# Happy Birthday VoG



## repairman615 (Nov 7, 2010)

I find your posts very helpful in beginning to understand VBA.
I cannot return the gift you have extended here, so I will Just say, Thank You.


----------



## Jon von der Heyden (Nov 8, 2010)

Hope you had a good day Peter


----------



## LearnMeExcel (Nov 8, 2010)

Happy Birthday Peter


----------



## VoG (Nov 8, 2010)

Oh gosh! Thanks chaps


----------



## Richard Schollar (Nov 8, 2010)

Don't be bashful - which one is it Peter?


----------



## DonkeyOte (Nov 8, 2010)

Happy Birthday Peter... it's a well known fact that all of the best Excel wizards were born in November.


----------



## Richard Schollar (Nov 8, 2010)

DonkeyOte said:


> Happy Birthday Peter... it's a well known fact that all of the best Excel wizards were born in November.


 
And that's a fact!


----------



## Jon von der Heyden (Nov 8, 2010)

whatever!


----------



## VoG (Nov 8, 2010)

Richard Schollar said:


> Don't be bashful - which one is it Peter?
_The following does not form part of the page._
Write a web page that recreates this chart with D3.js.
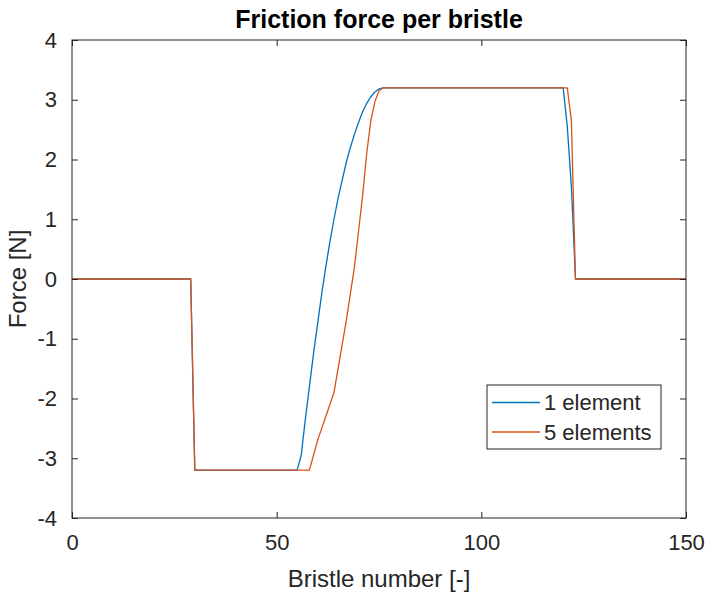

I can't get DATEDIF to work for some reason


----------



## DonkeyOte (Nov 8, 2010)

It can be a struggle handling dates before 1900...


----------



## Colin Legg (Nov 8, 2010)

VoG said:
			
		

> Oh gosh! Thanks chaps





			
				Richard Schollar said:
			
		

> And that's a fact!


 
Happy birthday Peter and Richard. We must have a November meet so you can buy us some birthday drinks!


----------



## Richard Schollar (Nov 8, 2010)

Colin - what a good idea!  Last week in November sounds like an idea to me


----------



## Jon von der Heyden (Nov 8, 2010)

I'l have to dial in, back off to SA on Saturday...


----------



## Richard Schollar (Nov 8, 2010)

I see the British weather is providing you with 'encouragement' to head back to warmer climes!


----------



## Jon von der Heyden (Nov 8, 2010)

Based on today's weather, plenty of encouragement!


----------



## mikerickson (Nov 8, 2010)

So Peter's a Scorpio. Hmm.. 

Happy Birthday


----------



## Evagrius Ponticus (Nov 12, 2010)

Hope you had good Birthday Peter - a million thanks for all that you do here


----------